Black is so difficult to photograph! This is my version of Burda 110 08/2017 (the link is to the Russian Burda site because of the recent changes on the US site). Hopefully you can see the details, because this dress has a lot going on. Gathering, pleating, buttons, and believe it or not there are pockets too, hidden in the skirt front pleats. Those aren’t part of the original pattern. They are horizontal inseam pockets inserted in an additional seam added by slashing the skirt front pattern piece along the inside fold of one of the pleats. Once the skirt is made up the pleat folds itself over the top of the pocket and hides the opening.
Here’s Burda’s version. Beautiful, but I bet they had to photograph it carefully. The fabric has to be lightweight and very elastic to work for this design, and when it’s white as well there must be huge potential for accidentally revealing more than intended.
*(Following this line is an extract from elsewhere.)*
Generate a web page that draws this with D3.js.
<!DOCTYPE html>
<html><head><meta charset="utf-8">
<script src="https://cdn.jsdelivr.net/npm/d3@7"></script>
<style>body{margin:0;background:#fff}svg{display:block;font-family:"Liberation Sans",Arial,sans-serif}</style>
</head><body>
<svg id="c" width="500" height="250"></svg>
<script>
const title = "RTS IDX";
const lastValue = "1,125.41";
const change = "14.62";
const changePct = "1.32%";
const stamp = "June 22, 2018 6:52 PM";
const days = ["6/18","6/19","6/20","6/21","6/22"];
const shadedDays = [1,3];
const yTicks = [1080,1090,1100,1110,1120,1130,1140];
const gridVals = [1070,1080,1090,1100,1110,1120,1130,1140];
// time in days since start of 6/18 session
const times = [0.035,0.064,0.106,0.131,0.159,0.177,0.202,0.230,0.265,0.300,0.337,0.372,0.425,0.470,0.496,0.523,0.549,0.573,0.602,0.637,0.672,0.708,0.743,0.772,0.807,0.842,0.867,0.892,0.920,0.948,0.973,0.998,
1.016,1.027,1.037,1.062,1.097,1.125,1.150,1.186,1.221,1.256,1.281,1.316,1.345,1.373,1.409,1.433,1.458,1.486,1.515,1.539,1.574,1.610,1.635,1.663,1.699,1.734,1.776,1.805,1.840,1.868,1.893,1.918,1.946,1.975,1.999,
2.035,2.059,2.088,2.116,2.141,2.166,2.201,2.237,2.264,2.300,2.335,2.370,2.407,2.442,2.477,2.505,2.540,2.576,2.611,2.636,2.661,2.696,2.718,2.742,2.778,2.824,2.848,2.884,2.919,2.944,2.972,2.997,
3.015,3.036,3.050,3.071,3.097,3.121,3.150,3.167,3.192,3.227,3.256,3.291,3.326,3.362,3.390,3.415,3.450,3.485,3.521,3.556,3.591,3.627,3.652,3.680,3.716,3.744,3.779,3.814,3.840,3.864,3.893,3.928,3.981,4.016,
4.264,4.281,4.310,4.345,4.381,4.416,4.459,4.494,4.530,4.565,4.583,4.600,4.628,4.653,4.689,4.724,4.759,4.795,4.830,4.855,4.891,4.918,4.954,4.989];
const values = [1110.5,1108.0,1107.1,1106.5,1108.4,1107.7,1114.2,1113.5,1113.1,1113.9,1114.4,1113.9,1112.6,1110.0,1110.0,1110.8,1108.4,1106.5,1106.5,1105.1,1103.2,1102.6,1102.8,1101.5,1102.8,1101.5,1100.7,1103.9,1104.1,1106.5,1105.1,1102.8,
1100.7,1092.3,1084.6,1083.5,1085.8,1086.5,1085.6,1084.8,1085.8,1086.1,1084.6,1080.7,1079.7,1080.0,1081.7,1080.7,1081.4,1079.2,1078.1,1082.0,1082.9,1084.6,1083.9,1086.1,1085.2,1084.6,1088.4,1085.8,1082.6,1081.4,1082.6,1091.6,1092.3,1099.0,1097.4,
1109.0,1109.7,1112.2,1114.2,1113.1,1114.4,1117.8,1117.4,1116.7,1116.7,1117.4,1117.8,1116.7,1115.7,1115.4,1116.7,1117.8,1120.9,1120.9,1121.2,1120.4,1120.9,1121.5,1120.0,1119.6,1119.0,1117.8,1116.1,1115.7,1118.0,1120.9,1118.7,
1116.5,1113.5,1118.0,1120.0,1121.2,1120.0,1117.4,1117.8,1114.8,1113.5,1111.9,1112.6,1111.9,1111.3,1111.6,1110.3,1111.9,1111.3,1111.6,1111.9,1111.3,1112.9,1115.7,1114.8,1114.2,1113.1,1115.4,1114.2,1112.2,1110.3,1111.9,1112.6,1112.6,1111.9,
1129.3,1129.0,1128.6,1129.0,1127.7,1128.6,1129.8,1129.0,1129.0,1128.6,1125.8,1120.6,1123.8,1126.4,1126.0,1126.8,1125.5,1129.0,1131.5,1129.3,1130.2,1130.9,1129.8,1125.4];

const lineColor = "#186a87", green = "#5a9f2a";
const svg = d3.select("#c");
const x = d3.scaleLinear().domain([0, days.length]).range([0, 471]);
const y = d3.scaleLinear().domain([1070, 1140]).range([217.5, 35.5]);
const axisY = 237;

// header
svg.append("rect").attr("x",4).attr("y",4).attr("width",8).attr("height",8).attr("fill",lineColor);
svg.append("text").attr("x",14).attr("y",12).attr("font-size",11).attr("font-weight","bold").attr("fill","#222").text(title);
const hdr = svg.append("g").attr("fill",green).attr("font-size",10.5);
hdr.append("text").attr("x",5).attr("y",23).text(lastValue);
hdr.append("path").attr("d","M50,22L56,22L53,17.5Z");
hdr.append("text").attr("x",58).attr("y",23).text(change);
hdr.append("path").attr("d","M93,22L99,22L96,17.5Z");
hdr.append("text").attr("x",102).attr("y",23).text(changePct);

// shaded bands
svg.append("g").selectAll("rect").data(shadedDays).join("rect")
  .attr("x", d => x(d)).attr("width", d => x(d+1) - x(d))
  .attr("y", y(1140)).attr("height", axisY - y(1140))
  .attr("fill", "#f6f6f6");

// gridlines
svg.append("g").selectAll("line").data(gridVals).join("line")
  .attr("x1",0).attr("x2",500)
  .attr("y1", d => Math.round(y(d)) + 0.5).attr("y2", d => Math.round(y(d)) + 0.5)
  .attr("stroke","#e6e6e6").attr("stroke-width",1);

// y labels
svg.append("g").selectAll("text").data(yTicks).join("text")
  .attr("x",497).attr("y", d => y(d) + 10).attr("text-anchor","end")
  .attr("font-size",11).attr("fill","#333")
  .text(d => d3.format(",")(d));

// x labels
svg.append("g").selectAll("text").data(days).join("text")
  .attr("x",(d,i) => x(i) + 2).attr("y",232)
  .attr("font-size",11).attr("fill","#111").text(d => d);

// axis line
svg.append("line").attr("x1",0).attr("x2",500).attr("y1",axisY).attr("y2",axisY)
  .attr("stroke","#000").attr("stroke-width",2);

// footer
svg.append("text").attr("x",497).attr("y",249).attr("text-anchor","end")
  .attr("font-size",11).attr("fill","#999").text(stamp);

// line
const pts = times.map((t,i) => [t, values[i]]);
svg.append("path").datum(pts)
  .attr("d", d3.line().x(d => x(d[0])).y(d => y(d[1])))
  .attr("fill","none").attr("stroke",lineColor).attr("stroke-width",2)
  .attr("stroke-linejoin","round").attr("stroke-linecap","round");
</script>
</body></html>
I added an underlining to the skirt in my version to get better coverage, and if I ever make it again I’ll do the same with the bodice as well. To reduce bulk at the seams I made separate underlining pattern pieces from a basic pencil skirt shape without any details, and then mounted the gathered and pleated fronts and backs onto them.
You can see in this back view that my slip is showing through at the shoulders. A second layer would probably have helped with that. The fabric is a lightweight single knit viscose/elastane jersey from Croft Mill. At the time of writing it’s still available. With my pattern alterations I used pretty much every scrap of three metres; I was worried I wasn’t going to be able to cut the whole thing. If I remake this I’ll buy a bit more fabric next time so I can underline the bodice too.
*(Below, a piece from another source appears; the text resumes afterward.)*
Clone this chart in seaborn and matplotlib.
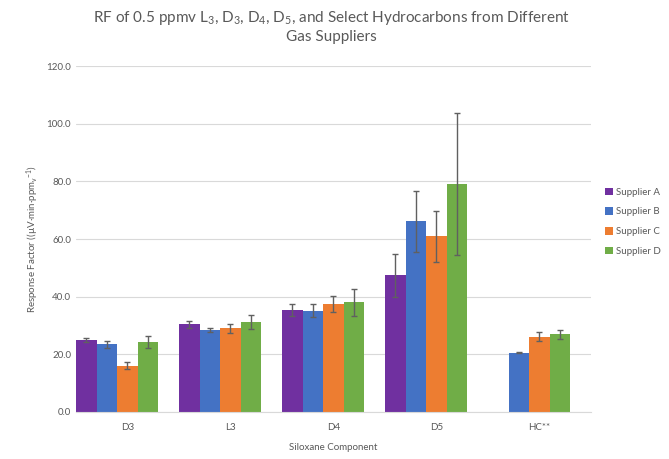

This is a Tall pattern, and the design is certainly proportioned accordingly, with the long slim skirt and cuffs. I found the cuffs came out a little baggy on me and would narrow them slightly another time. I don’t think I have unusually thin wrists so that’s worth watching out for if you’re making this.
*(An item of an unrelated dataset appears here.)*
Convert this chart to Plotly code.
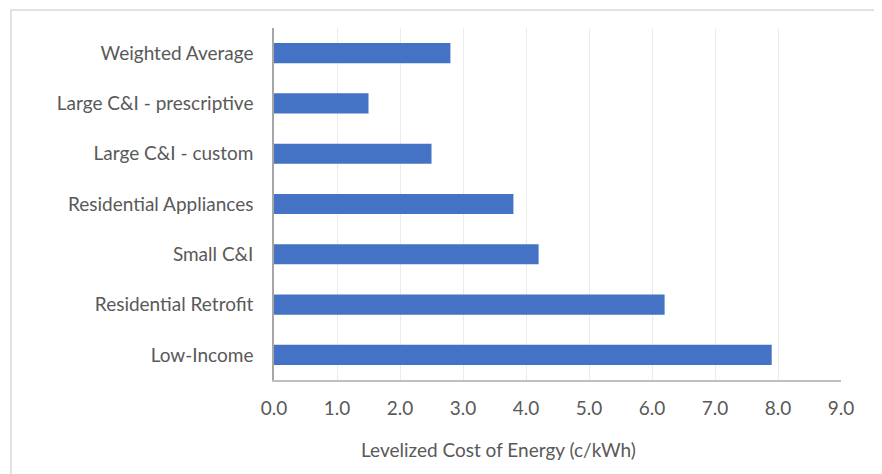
import plotly.graph_objects as go

categories = ["Low-Income", "Residential Retrofit", "Small C&I", "Residential Appliances",
              "Large C&I - custom", "Large C&I - prescriptive", "Weighted Average"]
values = [7.9, 6.2, 4.2, 3.8, 2.5, 1.5, 2.8]
x_ticks = [0, 1, 2, 3, 4, 5, 6, 7, 8, 9]
x_tick_labels = ["0.0", "1.0", "2.0", "3.0", "4.0", "5.0", "6.0", "7.0", "8.0", "9.0"]
x_title = "Levelized Cost of Energy (c/kWh)"

font_family = "Lato, Open Sans, sans-serif"
text_color = "#595959"

L, T, PW, PH = 266, 20, 567, 352

fig = go.Figure(go.Bar(
    y=categories, x=values, orientation="h",
    marker=dict(color="#4472C4", line=dict(width=0)),
    width=0.4,
))

fig.update_layout(
    width=882, height=474,
    margin=dict(l=L, r=882 - L - PW, t=T, b=474 - T - PH),
    paper_bgcolor="white", plot_bgcolor="white",
    showlegend=False,
    font=dict(family=font_family, color=text_color, size=19),
    shapes=[dict(type="rect", xref="paper", yref="paper",
                 x0=(3 - L) / PW, x1=1.3, y0=-0.5, y1=1 + (T - 2) / PH,
                 line=dict(color="#d9d9d9", width=1.5), fillcolor="rgba(0,0,0,0)",
                 layer="below")],
    annotations=[dict(text=x_title, xref="paper", yref="paper",
                      x=(490 - L) / PW, y=-69 / PH, xanchor="center", yanchor="middle",
                      showarrow=False, font=dict(size=19, color=text_color))],
)

fig.update_xaxes(
    range=[0, 9], tickvals=x_ticks, ticktext=x_tick_labels,
    showgrid=True, gridcolor="#ebebeb", gridwidth=1,
    showline=True, linecolor="#bfbfbf", linewidth=1.5,
    zeroline=False, ticks="", ticklabelstandoff=10,
    tickfont=dict(size=19, color=text_color),
    fixedrange=True,
)
fig.update_yaxes(
    categoryorder="array", categoryarray=categories,
    range=[-0.5, 6.5],
    showgrid=False, showline=True, linecolor="#a6a6a6", linewidth=1.5,
    ticks="", ticklabelstandoff=15,
    tickfont=dict(size=19, color=text_color),
    fixedrange=True,
)

fig.write_html("out.html")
What’s slightly surprising about the design is that they have you put in a really long zip, from the neck point right down to the hips. This is somewhat tricky to do: the fabric isn’t particularly stable to start with and then there’s the thick gathered section at the centre back skirt seam to negotiate. The zip isn’t necessary for getting the dress waist over your hips, because the waist’s elasticated anyway and the fabric, as previously mentioned, has to be very stretchy. I can get the dress on without undoing the zip or buttons at all. Admittedly it messes up my hair, but if that’s a consideration then a shorter zip to centre back would solve that and be a lot easier to install.
I like the button detail at the back of the neck. They’re secured with thread loops which are oddly satisfying to make. Pleased with the buttons too; they’re just plastic but they are exactly right for this dress.
This has turned out to be a surprisingly wearable dress. The stretchy fabric means the long pencil skirt isn’t as restricting as it looks, and it’s quite warm. The pockets haven’t worked as well as I’d hoped; the fabric is too light to support much weight so anything like a phone tends to distort the skirt front. I think that could be reduced by adding interfacing, or maybe extending the back pocket into a stay that could be caught in the waist seam. I cheated for the photos and didn’t put anything in the pockets.
I do think it needs a belt to make it look finished, and it needs to be leather (or fake leather) rather than fabric. Or maybe I should add more length to the bodice to make it blouse out and hide the waist seam.
I’m kind of tempted to make this again. White would look great but I don’t have any shoes that would go with it so I’d never wear it. Maybe beige or taupe?